#### Problem to work on:
Quote, verbatim, all material below, without pictures.

_____

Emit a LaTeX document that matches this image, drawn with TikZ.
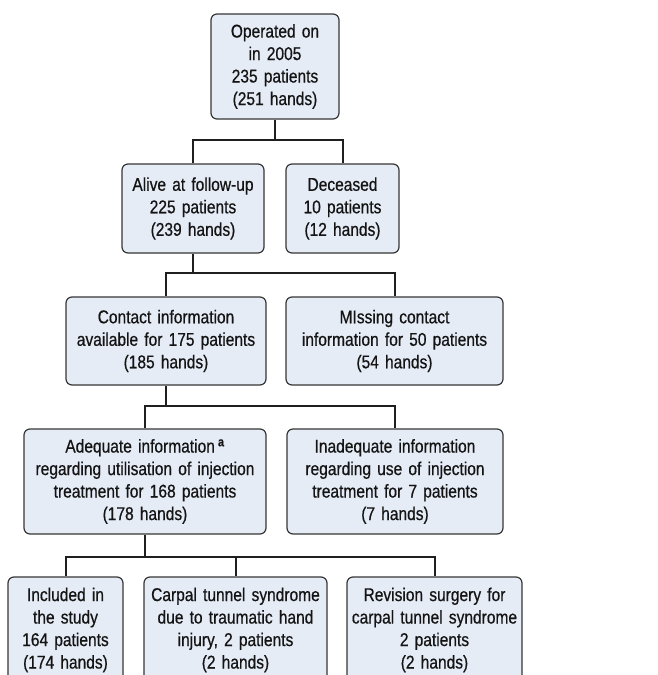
\documentclass[tikz,border=0pt]{standalone}
\usepackage{fontspec}
\setmainfont[FakeStretch=0.84,FakeBold=0.6]{Liberation Sans}
\definecolor{boxfill}{HTML}{E6ECF6}
\definecolor{boxline}{HTML}{363636}
\definecolor{txt}{HTML}{141414}
\begin{document}
\begin{tikzpicture}[x=1pt,y=-1pt,
  flowbox/.style={draw=boxline, fill=boxfill, line width=1.2pt, rounded corners=6pt,
    inner sep=0pt, align=center, text=txt,
    font=\fontsize{18.5}{22.5}\selectfont},
  conn/.style={draw=black!88, line width=2pt}]
\useasboundingbox (0,0) rectangle (657,675);
\clip (0,0) rectangle (657,675);
\node[flowbox, minimum width=128pt, minimum height=105pt, text width=126pt] (top) at (275,66.5)
  {Operated on\\in 2005\\235 patients\\(251 hands)};
\node[flowbox, minimum width=142pt, minimum height=89pt, text width=140pt] (alive) at (193,208.5)
  {Alive at follow-up\\225 patients\\(239 hands)};
\node[flowbox, minimum width=113pt, minimum height=89pt, text width=111pt] (dec) at (342.5,208.5)
  {Deceased\\10 patients\\(12 hands)};
\node[flowbox, minimum width=200pt, minimum height=88pt, text width=198pt] (contact) at (166,341)
  {Contact information\\available for 175 patients\\(185 hands)};
\node[flowbox, minimum width=217pt, minimum height=88pt, text width=215pt] (missing) at (394.5,341)
  {MIssing contact\\information for 50 patients\\(54 hands)};
\node[flowbox, minimum width=242pt, minimum height=105pt, text width=240pt] (adeq) at (145,481.5)
  {Adequate information\,\textsuperscript{\textbf{a}}\\regarding utilisation of injection\\treatment for 168 patients\\(178 hands)};
\node[flowbox, minimum width=216pt, minimum height=105pt, text width=214pt] (inadeq) at (395,481.5)
  {Inadequate information\\regarding use of injection\\treatment for 7 patients\\(7 hands)};
\node[flowbox, minimum width=115pt, minimum height=106pt, text width=113pt] (incl) at (65.5,630)
  {Included in\\the study\\164 patients\\(174 hands)};
\node[flowbox, minimum width=183pt, minimum height=106pt, text width=181pt] (carpal) at (235.5,630)
  {Carpal tunnel syndrome\\due to traumatic hand\\injury, 2 patients\\(2 hands)};
\node[flowbox, minimum width=175pt, minimum height=106pt, text width=173pt] (rev) at (434.5,630)
  {Revision surgery for\\carpal tunnel syndrome\\2 patients\\(2 hands)};
\coordinate (j1) at (275,140);
\coordinate (j2) at (193,273);
\coordinate (j3) at (166,406);
\coordinate (j4) at (145,557);
\draw[conn] (top.south) -- (j1);
\draw[conn] (alive.north) |- (j1) -| (dec.north);
\draw[conn] (alive.south) -- (j2);
\draw[conn] (contact.north) |- (j2) -| (missing.north);
\draw[conn] (contact.south) -- (j3);
\draw[conn] (adeq.north) |- (j3) -| (inadeq.north);
\draw[conn] (adeq.south) -- (j4);
\draw[conn] (incl.north) |- (j4) -| (rev.north);
\draw[conn] (carpal.north) -- (carpal.north |- j4);
\end{tikzpicture}
\end{document}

_____

#### Task output:
Emit a LaTeX document that matches this image, drawn with TikZ.
\documentclass[tikz,border=0pt]{standalone}
\usepackage{fontspec}
\setmainfont[FakeStretch=0.84,FakeBold=0.6]{Liberation Sans}
\definecolor{boxfill}{HTML}{E6ECF6}
\definecolor{boxline}{HTML}{363636}
\definecolor{txt}{HTML}{141414}
\begin{document}
\begin{tikzpicture}[x=1pt,y=-1pt,
  flowbox/.style={draw=boxline, fill=boxfill, line width=1.2pt, rounded corners=6pt,
    inner sep=0pt, align=center, text=txt,
    font=\fontsize{18.5}{22.5}\selectfont},
  conn/.style={draw=black!88, line width=2pt}]
\useasboundingbox (0,0) rectangle (657,675);
\clip (0,0) rectangle (657,675);
\node[flowbox, minimum width=128pt, minimum height=105pt, text width=126pt] (top) at (275,66.5)
  {Operated on\\in 2005\\235 patients\\(251 hands)};
\node[flowbox, minimum width=142pt, minimum height=89pt, text width=140pt] (alive) at (193,208.5)
  {Alive at follow-up\\225 patients\\(239 hands)};
\node[flowbox, minimum width=113pt, minimum height=89pt, text width=111pt] (dec) at (342.5,208.5)
  {Deceased\\10 patients\\(12 hands)};
\node[flowbox, minimum width=200pt, minimum height=88pt, text width=198pt] (contact) at (166,341)
  {Contact information\\available for 175 patients\\(185 hands)};
\node[flowbox, minimum width=217pt, minimum height=88pt, text width=215pt] (missing) at (394.5,341)
  {MIssing contact\\information for 50 patients\\(54 hands)};
\node[flowbox, minimum width=242pt, minimum height=105pt, text width=240pt] (adeq) at (145,481.5)
  {Adequate information\,\textsuperscript{\textbf{a}}\\regarding utilisation of injection\\treatment for 168 patients\\(178 hands)};
\node[flowbox, minimum width=216pt, minimum height=105pt, text width=214pt] (inadeq) at (395,481.5)
  {Inadequate information\\regarding use of injection\\treatment for 7 patients\\(7 hands)};
\node[flowbox, minimum width=115pt, minimum height=106pt, text width=113pt] (incl) at (65.5,630)
  {Included in\\the study\\164 patients\\(174 hands)};
\node[flowbox, minimum width=183pt, minimum height=106pt, text width=181pt] (carpal) at (235.5,630)
  {Carpal tunnel syndrome\\due to traumatic hand\\injury, 2 patients\\(2 hands)};
\node[flowbox, minimum width=175pt, minimum height=106pt, text width=173pt] (rev) at (434.5,630)
  {Revision surgery for\\carpal tunnel syndrome\\2 patients\\(2 hands)};
\coordinate (j1) at (275,140);
\coordinate (j2) at (193,273);
\coordinate (j3) at (166,406);
\coordinate (j4) at (145,557);
\draw[conn] (top.south) -- (j1);
\draw[conn] (alive.north) |- (j1) -| (dec.north);
\draw[conn] (alive.south) -- (j2);
\draw[conn] (contact.north) |- (j2) -| (missing.north);
\draw[conn] (contact.south) -- (j3);
\draw[conn] (adeq.north) |- (j3) -| (inadeq.north);
\draw[conn] (adeq.south) -- (j4);
\draw[conn] (incl.north) |- (j4) -| (rev.north);
\draw[conn] (carpal.north) -- (carpal.north |- j4);
\end{tikzpicture}
\end{document}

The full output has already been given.